Until now, it has been the remit of the Office of Drug Safety at the FDA to monitor adverse events. But with a staff of around 100 to analyse the miscellaneous reports sent in by doctors and drug companies, and a reporting structure submerged within the FDA's drug review division, the Office of Drug Safety has neither the power nor the independence needed to reliably detect drug side-effects and to take action to protect patients.

This solution to the problem of monitoring drug safety is flawed. The new Drug Safety Oversight Board is a hurriedly put together substitute to fundamental change in the structure and power of the Office of Drug Safety. What is needed is an Office of Drug Safety with increased staff, and the same power and political clout as the Office for New Drugs. Monitoring drug safety can be done within the FDA if there are no ties with the division that is responsible for approving new drugs, and if enough money is given to fund database analyses. In addition, the Bush administration must grant the FDA greater legal authority to demand that manufacturers conduct postmarketing surveillance or give the FDA the resources to fund its own drug-surveillance studies. Creating a board with only advisory powers on an issue as important as drug safety is unacceptable.

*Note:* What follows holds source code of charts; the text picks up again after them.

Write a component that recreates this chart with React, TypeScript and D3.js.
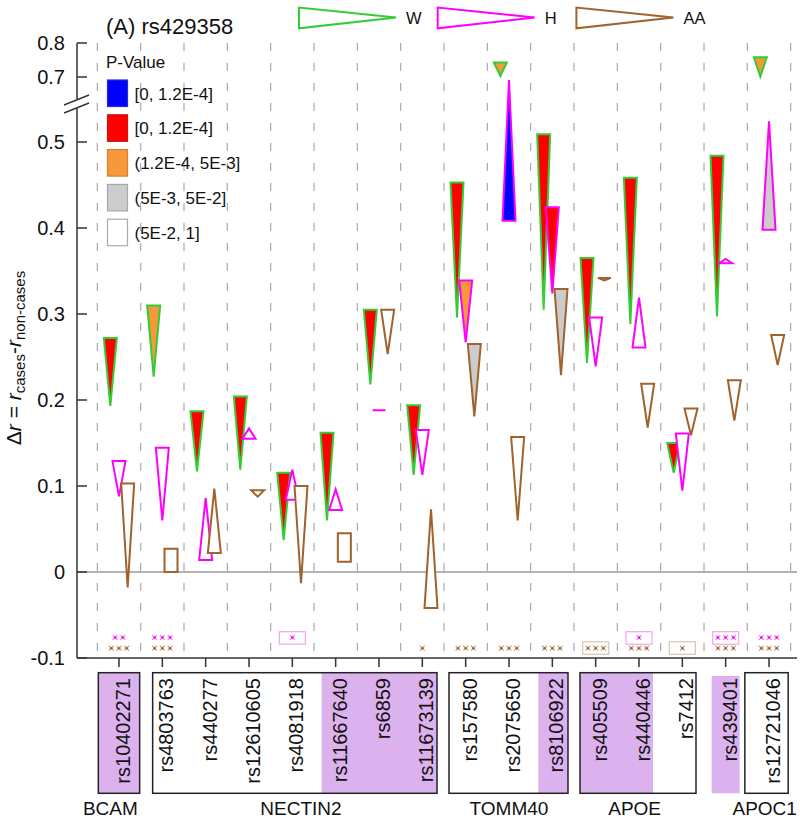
import React from 'react';
import * as d3 from 'd3';

// ---------- data ----------
const snps = ['rs10402271', 'rs4803763', 'rs440277', 'rs12610605', 'rs4081918', 'rs11667640', 'rs6859', 'rs11673139',
  'rs157580', 'rs2075650', 'rs8106922', 'rs405509', 'rs440446', 'rs7412', 'rs439401', 'rs12721046'];
const genes = ['BCAM', 'NECTIN2', 'TOMM40', 'APOE', 'APOC1'];
const geneFirst = [0, 1, 8, 11, 15];
const geneLast = [0, 7, 10, 13, 15];
const highlighted = ['rs10402271', 'rs11667640', 'rs6859', 'rs11673139', 'rs8106922', 'rs405509', 'rs440446', 'rs439401'];

const groups = ['W', 'H', 'AA'];
// [flat end, tip end, p-value class]
const wDelta: [number, number, string][] = [
  [0.272, 0.193, 'r'], [0.310, 0.227, 'o'], [0.187, 0.117, 'r'], [0.204, 0.119, 'r'],
  [0.1155, 0.037, 'r'], [0.162, 0.060, 'r'], [0.305, 0.218, 'r'], [0.194, 0.113, 'r'],
  [0.453, 0.296, 'r'], [0.743, 0.703, 'o'], [0.509, 0.305, 'r'], [0.365, 0.243, 'r'],
  [0.4585, 0.288, 'r'], [0.150, 0.1155, 'r'], [0.484, 0.297, 'r'], [0.758, 0.701, 'o'],
];
const hDelta: [number, number, string][] = [
  [0.129, 0.088, 'w'], [0.1446, 0.060, 'w'], [0.014, 0.086, 'w'], [0.155, 0.167, 'w'],
  [0.084, 0.119, 'w'], [0.072, 0.096, 'w'], [0.188, 0.188, 'w'], [0.165, 0.113, 'w'],
  [0.339, 0.267, 'o'], [0.4085, 0.691, 'b'], [0.424, 0.324, 'r'], [0.296, 0.239, 'w'],
  [0.261, 0.319, 'w'], [0.161, 0.0946, 'w'], [0.359, 0.364, 'w'], [0.398, 0.524, 'g'],
];
const aaDelta: [number, number, string][] = [
  [0.103, -0.018, 'w'], [0.027, 0.0, 'w'], [0.022, 0.097, 'w'], [0.095, 0.0876, 'w'],
  [0.100, -0.013, 'w'], [0.045, 0.012, 'w'], [0.305, 0.2535, 'w'], [-0.042, 0.073, 'w'],
  [0.265, 0.181, 'g'], [0.157, 0.060, 'w'], [0.329, 0.229, 'g'], [0.342, 0.339, 'w'],
  [0.219, 0.168, 'w'], [0.190, 0.159, 'w'], [0.223, 0.176, 'w'], [0.2756, 0.2407, 'w'],
];
const aaShape = ['t', 'r', 't', 't', 't', 'r', 't', 't', 't', 't', 't', 't', 't', 't', 't', 't'];

const hStars = [2, 3, 0, 0, 1, 0, 0, 0, 0, 0, 0, 0, 1, 0, 3, 3];
const hBoxed = [0, 0, 0, 0, 1, 0, 0, 0, 0, 0, 0, 0, 1, 0, 1, 0];
const aaStars = [3, 3, 0, 0, 0, 0, 0, 1, 3, 3, 3, 3, 3, 1, 3, 3];
const aaBoxed = [0, 0, 0, 0, 0, 0, 0, 0, 0, 0, 0, 1, 0, 1, 0, 0];

const pClasses = ['b', 'r', 'o', 'g', 'w'];
const pLabels = ['[0, 1.2E-4]', '[0, 1.2E-4]', '(1.2E-4, 5E-3]', '(5E-3, 5E-2]', '(5E-2, 1]'];
const yTicks = [-0.1, 0, 0.1, 0.2, 0.3, 0.4, 0.5, 0.7, 0.8];

// ---------- styles ----------
const FONT = 'Liberation Sans, Arial, Helvetica, sans-serif';
const fillOf: Record<string, string> = { b: '#0000ff', r: '#ff0000', o: '#f7993a', g: '#cccccc', w: '#ffffff' };
const swatchStroke: Record<string, string> = { b: '#2a2ad0', r: '#d01010', o: '#d88030', g: '#a8a8a8', w: '#aaaaaa' };
const groupColor: Record<string, string> = { W: '#33cc33', H: '#ff00ff', AA: '#a0632d' };
const PURPLE = '#dcb2ee';
const geneLabelPos = [-0.2, 4.2, 9.0, 11.9, 14.9];
const boxPad = [[1, 1], [12, 7], [5, 6], [6, 8], [-2.5, 2.5]];

export default function App() {
  const W = 800, H = 820;
  const x = d3.scaleBand<string>().domain(snps).range([97.33, 790.67]).padding(0);
  const bw = x.bandwidth();
  const cx = (s: string) => (x(s) as number) + bw / 2;
  const y = d3.scaleLinear().domain([-0.1, 0.54, 0.64, 0.8]).range([658, 107.6, 97.4, 43]);

  const axisLeft = 77, axisRight = 797, axisBottom = y(-0.1);
  const triW = bw * 0.3;
  const offsets = [-bw * 0.2, 0, bw * 0.2];
  const series = [wDelta, hDelta, aaDelta];

  const shapePath = (c: number, yf: number, yt: number, rect: boolean) =>
    rect
      ? `M${c - triW / 2},${yf}L${c + triW / 2},${yf}L${c + triW / 2},${yt}L${c - triW / 2},${yt}Z`
      : `M${c - triW / 2},${yf}L${c + triW / 2},${yf}L${c},${yt}Z`;

  const boundaries = d3.range(snps.length + 1).map(k => 97.33 + k * bw);

  const markers = (c: number, yy: number, n: number, col: string, dot: string, key: string) =>
    d3.range(n).map(i => {
      const mx = c + (i - (n - 1) / 2) * 7.7;
      const r = 2.4;
      return (
        <g key={key + i}>
          <path d={`M${mx - r},${yy - r}L${mx + r},${yy + r}M${mx - r},${yy + r}L${mx + r},${yy - r}`} stroke={col} strokeWidth={1.3} />
          <circle cx={mx} cy={yy} r={1.3} fill={dot} />
        </g>
      );
    });

  // highlight runs
  const hlRects: { x0: number; x1: number; y0: number }[] = [];
  snps.forEach((s, i) => {
    if (!highlighted.includes(s)) return;
    const gi = genes.findIndex((_, g) => i >= geneFirst[g] && i <= geneLast[g]);
    let x0 = cx(s) - 14, x1 = cx(s) + 14, y0 = 676;
    if (gi >= 0) {
      y0 = 672.7;
      if (i === geneFirst[gi]) x0 = (x(snps[geneFirst[gi]]) as number) + boxPad[gi][0];
      if (i === geneLast[gi]) x1 = (x(snps[geneLast[gi]]) as number) + bw - boxPad[gi][1];
      const prev = hlRects[hlRects.length - 1];
      if (prev && i > 0 && highlighted.includes(snps[i - 1]) && i - 1 >= geneFirst[gi]) {
        prev.x1 = x1;
        return;
      }
    }
    hlRects.push({ x0, x1, y0 });
  });

  const legendTop = 80, legendStep = 34.8;

  return (
    <svg width={W} height={H} style={{ position: 'absolute', left: 0, top: 0, background: '#fff' }} fontFamily={FONT}>
      <rect x={0} y={0} width={W} height={H} fill="#fff" />
      {/* dashed separators */}
      {boundaries.map((bx, i) => (
        <line key={'d' + i} x1={bx} x2={bx} y1={43} y2={axisBottom} stroke="#aaaaaa" strokeWidth={1.2} strokeDasharray="8,12" />
      ))}
      {/* zero line */}
      <line x1={axisLeft} x2={axisRight} y1={y(0)} y2={y(0)} stroke="#9a9a9a" strokeWidth={1.3} />

      {/* title */}
      <text x={106} y={34} fontSize={22} fill="#111">(A) rs429358</text>

      {/* P-value legend */}
      <text x={106} y={68} fontSize={17} fill="#111">P-Value</text>
      {pClasses.map((p, i) => (
        <g key={'lg' + i}>
          <rect x={107.5} y={legendTop + i * legendStep} width={20} height={26.5} fill={fillOf[p]} stroke={swatchStroke[p]} strokeWidth={1.2} />
          <text x={134.5} y={legendTop + i * legendStep + 19.5} fontSize={17} fill="#111">{pLabels[i]}</text>
        </g>
      ))}

      {/* top group legend */}
      {groups.map((g, i) => {
        const lx = 299 + i * 138.7;
        return (
          <g key={'gl' + g}>
            <path d={`M${lx},7.5L${lx},28.3L${lx + 97},17.5Z`} fill="#fff" stroke={groupColor[g]} strokeWidth={2} />
            <text x={lx + 107} y={23.5} fontSize={16.5} fill="#111">{g}</text>
          </g>
        );
      })}

      {/* shapes */}
      {groups.map((g, gi) =>
        series[gi].map((d, i) => {
          const c = cx(snps[i]) + offsets[gi];
          const rect = g === 'AA' && aaShape[i] === 'r';
          return (
            <path key={g + i} d={shapePath(c, y(d[0]), y(d[1]), rect)} fill={fillOf[d[2]]} stroke={groupColor[g]} strokeWidth={2} />
          );
        })
      )}

      {/* significance markers */}
      {snps.map((s, i) => (
        <g key={'m' + i}>
          {hBoxed[i] ? <rect x={cx(s) - 13} y={631.7} width={26} height={12.5} fill="none" stroke="#f0a6f0" strokeWidth={1.2} /> : null}
          {aaBoxed[i] ? <rect x={cx(s) - 13} y={641.8} width={26} height={12.5} fill="none" stroke="#d8c6b6" strokeWidth={1.2} /> : null}
          {markers(cx(s), 637.5, hStars[i], '#ee80ee', '#ff00ff', 'h' + i)}
          {markers(cx(s), 648.2, aaStars[i], '#c8a888', '#a0632d', 'a' + i)}
        </g>
      ))}

      {/* y axis */}
      <line x1={axisLeft} x2={axisLeft} y1={43} y2={99} stroke="#333" strokeWidth={1.5} />
      <line x1={axisLeft} x2={axisLeft} y1={108} y2={axisBottom} stroke="#333" strokeWidth={1.5} />
      <line x1={64} y1={113} x2={89} y2={103} stroke="#333" strokeWidth={1.5} />
      <line x1={64} y1={105} x2={89} y2={95} stroke="#333" strokeWidth={1.5} />
      {yTicks.map(t => (
        <g key={'yt' + t}>
          <line x1={axisLeft} x2={axisLeft + 10} y1={y(t)} y2={y(t)} stroke="#333" strokeWidth={1.5} />
          <text x={65} y={y(t)} dy="0.36em" textAnchor="end" fontSize={20} fill="#111">{t === 0 ? '0' : t.toString()}</text>
        </g>
      ))}
      <text transform="translate(21,358) rotate(-90)" textAnchor="middle" fontSize={21} fill="#111">
        {'Δ'}<tspan fontStyle="italic">r</tspan>{' = '}<tspan fontStyle="italic">r</tspan>
        <tspan fontSize={15} dy={4}>cases</tspan><tspan dy={-4}>-</tspan><tspan fontStyle="italic">r</tspan>
        <tspan fontSize={15} dy={4}>non-cases</tspan>
      </text>

      {/* x axis */}
      <line x1={axisLeft} x2={axisRight} y1={axisBottom} y2={axisBottom} stroke="#333" strokeWidth={1.5} />
      {snps.map(s => (
        <line key={'xt' + s} x1={cx(s)} x2={cx(s)} y1={axisBottom} y2={axisBottom + 9} stroke="#333" strokeWidth={1.5} />
      ))}

      {/* highlight fills */}
      {hlRects.map((r, i) => (
        <rect key={'hl' + i} x={r.x0} y={r.y0} width={r.x1 - r.x0} height={793.3 - r.y0} fill={PURPLE} />
      ))}
      {/* gene boxes */}
      {genes.map((g, gi) => {
        const x0 = (x(snps[geneFirst[gi]]) as number) + boxPad[gi][0];
        const x1 = (x(snps[geneLast[gi]]) as number) + bw - boxPad[gi][1];
        return (
          <g key={'gb' + g}>
            <rect x={x0} y={672.7} width={x1 - x0} height={120.6} fill="none" stroke="#222" strokeWidth={1.5} />
            <text x={119 + geneLabelPos[gi] * bw} y={815} textAnchor="middle" fontSize={19} fill="#111">{g}</text>
          </g>
        );
      })}
      {/* snp labels */}
      {snps.map(s => (
        <text key={'sl' + s} transform={`translate(${cx(s) + 11},678) rotate(-90)`} textAnchor="end" fontSize={20} fill="#111">{s}</text>
      ))}
    </svg>
  );
}
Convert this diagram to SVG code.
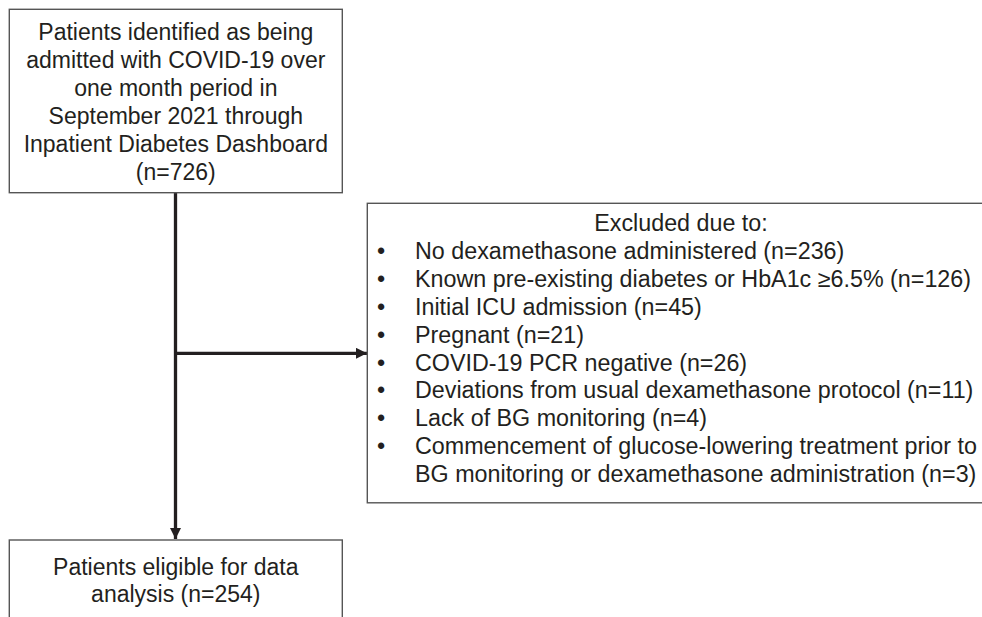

“The FDA is an icon of trust, a certifier of safety, an enabler of innovation and a repository of information”, said Leavitt when announcing the new Drug Safety Oversight Board. If only all that were the case. He continued, “We will keep the promise of the FDA brand by putting in place more rigorous oversight and collecting and sharing important and emerging information about drug safety and effectiveness”. What is in place or being created so far is, unfortunately for the US public, inadequate to monitor drug safety. What is needed is an FDA chief with the foresight and ability to change a lumbering organisation, armed with the legal framework to achieve an effective drug safety monitoring system, and the power to then act promptly when safety concerns arise.